We also feature our clearance outlet merchandise online. Most items now have the prices and you can actually add them to an active shopping cart and purchase online.

Just for fun (and to see if anyone reads this far!), print any page of our site and bring it in with this article and I will buy you lunch at our family’s cafe!

The Number One Request

People always ask us when we’re going to open a store in Cleveland. You never know what the future holds, but having multiple locations does not fit our model. The best way to hold down prices is to hold down costs.

Multiple locations mean multiplying overhead costs: more managers, property taxes, buildings, insurance, heating/cooling etc. In my opinion, the consumer really ends up paying for it, and not just with higher prices, but with urban sprawl and lousy customer service. Do chains really need to have 5 -10 locations in one city? It took me 45 minutes to travel three miles outside the Miami airport with my family.

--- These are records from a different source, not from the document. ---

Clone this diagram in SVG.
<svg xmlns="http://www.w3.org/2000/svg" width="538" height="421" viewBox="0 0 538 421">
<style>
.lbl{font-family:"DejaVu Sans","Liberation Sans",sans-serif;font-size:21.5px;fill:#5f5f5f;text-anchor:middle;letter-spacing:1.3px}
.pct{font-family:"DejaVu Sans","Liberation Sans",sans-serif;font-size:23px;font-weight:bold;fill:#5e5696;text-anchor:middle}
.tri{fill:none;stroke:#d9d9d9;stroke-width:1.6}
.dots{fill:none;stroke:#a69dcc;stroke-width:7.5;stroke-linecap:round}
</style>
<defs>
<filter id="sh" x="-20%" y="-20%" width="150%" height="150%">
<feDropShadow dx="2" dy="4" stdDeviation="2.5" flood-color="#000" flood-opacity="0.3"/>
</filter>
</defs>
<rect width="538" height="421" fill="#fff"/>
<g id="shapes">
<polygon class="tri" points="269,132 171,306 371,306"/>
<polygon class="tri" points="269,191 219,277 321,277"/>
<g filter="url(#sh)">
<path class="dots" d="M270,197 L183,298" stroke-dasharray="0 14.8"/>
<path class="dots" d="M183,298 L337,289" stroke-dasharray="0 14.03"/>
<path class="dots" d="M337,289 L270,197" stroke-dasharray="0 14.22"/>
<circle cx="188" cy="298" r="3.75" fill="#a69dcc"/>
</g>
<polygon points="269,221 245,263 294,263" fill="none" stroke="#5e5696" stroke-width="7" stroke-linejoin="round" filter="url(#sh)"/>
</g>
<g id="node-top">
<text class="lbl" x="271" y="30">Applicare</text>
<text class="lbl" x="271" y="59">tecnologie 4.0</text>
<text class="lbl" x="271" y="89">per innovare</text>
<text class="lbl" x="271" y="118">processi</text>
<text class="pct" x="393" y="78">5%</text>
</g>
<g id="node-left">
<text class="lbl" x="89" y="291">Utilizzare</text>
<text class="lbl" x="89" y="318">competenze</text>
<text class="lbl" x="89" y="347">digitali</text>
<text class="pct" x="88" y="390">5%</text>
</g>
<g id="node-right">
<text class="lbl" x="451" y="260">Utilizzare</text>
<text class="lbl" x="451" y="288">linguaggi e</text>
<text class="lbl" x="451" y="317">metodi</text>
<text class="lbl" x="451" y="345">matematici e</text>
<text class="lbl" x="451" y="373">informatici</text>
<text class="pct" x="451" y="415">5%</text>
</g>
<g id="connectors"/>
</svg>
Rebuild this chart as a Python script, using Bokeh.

The only green spaces we saw for over an hour were a few golf courses! And when it comes to service, it all boils down to people. We work very hard every day to try and make sure our customers are treated with respect. I can’t imagine how difficult that would be with multiple locations.

Cleveland is easy to “believe in.” Our traffic hours are “traffic hours” not traffic “all day.” Our green spaces are amazing. The Metroparks, state parks and Cuyahoga National Valley are truly a treasure. We have some of the world’s finest health and music organizations, museums, arts, theme parks, and professional sports teams. I think we all take for granted our greatest natural resource: Lake Erie.

Cleveland is like all great old cities. It will take its hits, but it will always be home to a lot of great people. Wayside Furniture is happy to serve this community.